Development of slurry mixing models using resistance tomography

The design, modelling and simulation of solid-liquid mixers remains one of the least advanced aspects of particulate processing due to difficulties in quantifying complex slurry hydrodynamics from first principles and in acquiring reliable experimental data for model verification and development. This contribution describes the application of electrical resistance tomography (ERT) for three-dimensional imaging of the concentration of solids in a slurry mixer as a function of key process variables (particle size, impeller type, agitation speed). It is demonstrated how ERT can provide a wealth of detailed data to allow model development, which ultimately will lead to much improved design capabilities and the generation of mixing models which could reside within particle process simulators. This principle is illustrated using descriptions of mixer behaviour based on an empirical approach, although the measurement methodology described is equally suited to development of computational fluid dynamics models, cellular models or design approaches based on artificial intelligence.
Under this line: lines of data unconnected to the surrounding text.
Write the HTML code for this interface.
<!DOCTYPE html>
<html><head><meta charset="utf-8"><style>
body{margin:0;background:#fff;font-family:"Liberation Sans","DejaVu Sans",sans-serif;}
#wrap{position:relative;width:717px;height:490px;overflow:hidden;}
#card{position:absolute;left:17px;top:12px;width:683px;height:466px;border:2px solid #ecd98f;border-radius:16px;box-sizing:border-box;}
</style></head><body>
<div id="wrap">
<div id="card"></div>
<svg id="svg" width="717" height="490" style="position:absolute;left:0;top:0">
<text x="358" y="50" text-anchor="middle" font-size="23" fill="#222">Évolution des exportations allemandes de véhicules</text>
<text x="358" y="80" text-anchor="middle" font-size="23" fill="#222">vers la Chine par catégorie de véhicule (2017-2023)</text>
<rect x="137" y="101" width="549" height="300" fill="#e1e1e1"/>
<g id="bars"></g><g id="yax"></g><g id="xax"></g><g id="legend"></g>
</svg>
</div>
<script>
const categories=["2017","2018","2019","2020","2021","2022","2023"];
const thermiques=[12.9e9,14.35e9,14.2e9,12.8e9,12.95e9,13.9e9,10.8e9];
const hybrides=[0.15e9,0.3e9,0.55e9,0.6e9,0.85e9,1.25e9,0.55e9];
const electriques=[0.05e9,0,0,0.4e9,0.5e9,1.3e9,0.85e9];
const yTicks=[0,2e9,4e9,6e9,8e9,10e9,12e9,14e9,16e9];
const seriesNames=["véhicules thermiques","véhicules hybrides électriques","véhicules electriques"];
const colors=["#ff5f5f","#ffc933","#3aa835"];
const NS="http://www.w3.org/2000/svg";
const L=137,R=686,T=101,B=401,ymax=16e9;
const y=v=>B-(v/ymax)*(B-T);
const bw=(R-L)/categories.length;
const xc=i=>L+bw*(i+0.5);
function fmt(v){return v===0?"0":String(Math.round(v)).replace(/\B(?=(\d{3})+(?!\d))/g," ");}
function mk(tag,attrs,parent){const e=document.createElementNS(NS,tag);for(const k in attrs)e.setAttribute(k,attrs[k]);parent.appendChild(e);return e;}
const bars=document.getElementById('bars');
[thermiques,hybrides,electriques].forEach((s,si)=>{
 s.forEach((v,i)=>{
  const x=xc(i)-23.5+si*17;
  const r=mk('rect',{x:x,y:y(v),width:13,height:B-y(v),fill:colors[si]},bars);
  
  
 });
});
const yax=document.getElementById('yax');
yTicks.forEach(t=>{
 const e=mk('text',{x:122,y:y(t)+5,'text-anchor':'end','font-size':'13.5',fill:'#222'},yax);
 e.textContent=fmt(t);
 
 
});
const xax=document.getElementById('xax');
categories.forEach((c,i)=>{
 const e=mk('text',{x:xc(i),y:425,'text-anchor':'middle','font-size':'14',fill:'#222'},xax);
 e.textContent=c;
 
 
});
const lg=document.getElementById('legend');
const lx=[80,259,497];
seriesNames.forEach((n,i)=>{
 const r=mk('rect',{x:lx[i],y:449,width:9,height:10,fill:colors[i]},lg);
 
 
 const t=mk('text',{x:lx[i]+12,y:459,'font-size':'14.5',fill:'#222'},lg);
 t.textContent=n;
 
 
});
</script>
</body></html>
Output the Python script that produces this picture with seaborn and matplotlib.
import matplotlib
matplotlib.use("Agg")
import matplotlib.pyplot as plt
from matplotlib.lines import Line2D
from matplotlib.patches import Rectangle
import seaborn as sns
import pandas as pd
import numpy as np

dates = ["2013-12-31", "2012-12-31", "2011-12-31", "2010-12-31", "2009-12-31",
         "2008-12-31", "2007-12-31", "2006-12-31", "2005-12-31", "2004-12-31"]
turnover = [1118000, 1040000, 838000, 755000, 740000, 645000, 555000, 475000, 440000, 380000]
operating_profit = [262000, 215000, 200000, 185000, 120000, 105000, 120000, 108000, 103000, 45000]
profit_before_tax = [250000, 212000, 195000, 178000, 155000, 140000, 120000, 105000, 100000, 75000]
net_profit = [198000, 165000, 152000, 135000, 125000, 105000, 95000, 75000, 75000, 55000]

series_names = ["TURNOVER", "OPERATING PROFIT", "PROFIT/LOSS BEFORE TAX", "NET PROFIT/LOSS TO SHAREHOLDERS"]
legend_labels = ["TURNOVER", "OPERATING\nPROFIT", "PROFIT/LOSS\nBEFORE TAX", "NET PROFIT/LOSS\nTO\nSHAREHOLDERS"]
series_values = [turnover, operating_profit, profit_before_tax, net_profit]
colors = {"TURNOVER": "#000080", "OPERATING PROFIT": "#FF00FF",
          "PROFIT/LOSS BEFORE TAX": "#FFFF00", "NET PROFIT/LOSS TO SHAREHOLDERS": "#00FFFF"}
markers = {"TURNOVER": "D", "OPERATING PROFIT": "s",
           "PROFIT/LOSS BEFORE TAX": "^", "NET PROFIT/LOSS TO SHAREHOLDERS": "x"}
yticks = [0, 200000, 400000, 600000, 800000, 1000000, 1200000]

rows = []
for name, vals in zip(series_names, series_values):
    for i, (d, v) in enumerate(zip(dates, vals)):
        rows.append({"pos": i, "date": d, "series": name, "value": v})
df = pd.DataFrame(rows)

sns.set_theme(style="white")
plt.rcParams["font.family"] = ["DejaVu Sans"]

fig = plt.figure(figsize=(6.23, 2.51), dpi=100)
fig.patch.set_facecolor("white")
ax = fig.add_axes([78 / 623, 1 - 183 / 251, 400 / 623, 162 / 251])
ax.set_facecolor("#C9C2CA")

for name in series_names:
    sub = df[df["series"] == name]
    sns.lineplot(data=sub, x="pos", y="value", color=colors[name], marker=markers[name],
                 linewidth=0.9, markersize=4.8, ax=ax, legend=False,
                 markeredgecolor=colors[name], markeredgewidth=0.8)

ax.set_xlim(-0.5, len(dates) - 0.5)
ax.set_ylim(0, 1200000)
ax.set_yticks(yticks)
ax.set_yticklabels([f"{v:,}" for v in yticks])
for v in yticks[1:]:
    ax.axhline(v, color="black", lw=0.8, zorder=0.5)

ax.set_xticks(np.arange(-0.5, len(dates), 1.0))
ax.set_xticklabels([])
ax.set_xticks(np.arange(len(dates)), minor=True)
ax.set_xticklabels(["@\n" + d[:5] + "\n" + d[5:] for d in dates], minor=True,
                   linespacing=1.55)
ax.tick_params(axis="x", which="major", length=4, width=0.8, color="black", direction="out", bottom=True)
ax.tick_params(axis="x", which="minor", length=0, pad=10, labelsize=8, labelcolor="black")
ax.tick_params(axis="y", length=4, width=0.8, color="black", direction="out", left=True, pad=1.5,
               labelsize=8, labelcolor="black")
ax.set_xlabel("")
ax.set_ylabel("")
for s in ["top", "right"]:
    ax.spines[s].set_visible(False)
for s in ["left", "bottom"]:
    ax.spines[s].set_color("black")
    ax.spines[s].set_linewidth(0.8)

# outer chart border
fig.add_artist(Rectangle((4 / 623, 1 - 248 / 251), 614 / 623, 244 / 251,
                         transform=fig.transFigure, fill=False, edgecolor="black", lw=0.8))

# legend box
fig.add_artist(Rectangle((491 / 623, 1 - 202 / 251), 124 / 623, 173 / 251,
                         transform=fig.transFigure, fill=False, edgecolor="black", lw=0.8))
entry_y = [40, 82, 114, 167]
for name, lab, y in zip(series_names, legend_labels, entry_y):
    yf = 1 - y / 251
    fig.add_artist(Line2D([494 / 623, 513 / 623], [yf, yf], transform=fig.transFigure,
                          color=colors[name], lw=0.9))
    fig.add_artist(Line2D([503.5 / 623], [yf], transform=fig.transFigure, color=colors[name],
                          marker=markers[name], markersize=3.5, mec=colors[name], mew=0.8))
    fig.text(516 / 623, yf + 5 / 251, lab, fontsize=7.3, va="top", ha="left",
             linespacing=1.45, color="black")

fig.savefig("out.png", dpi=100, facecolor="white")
It is demonstrated that ERT can be used for routine acquisition of experimental information thereby accelerating the development of empirical correlations for design and scale-up. The experimental data can be built into a visualization databank, which acts as a 'process toolkit' by allowing a library of process responses to be catalogued. Hence these data can be accessed for the purposes of model development, equipment selection, optimization of operating conditions or testing on-line control strategies.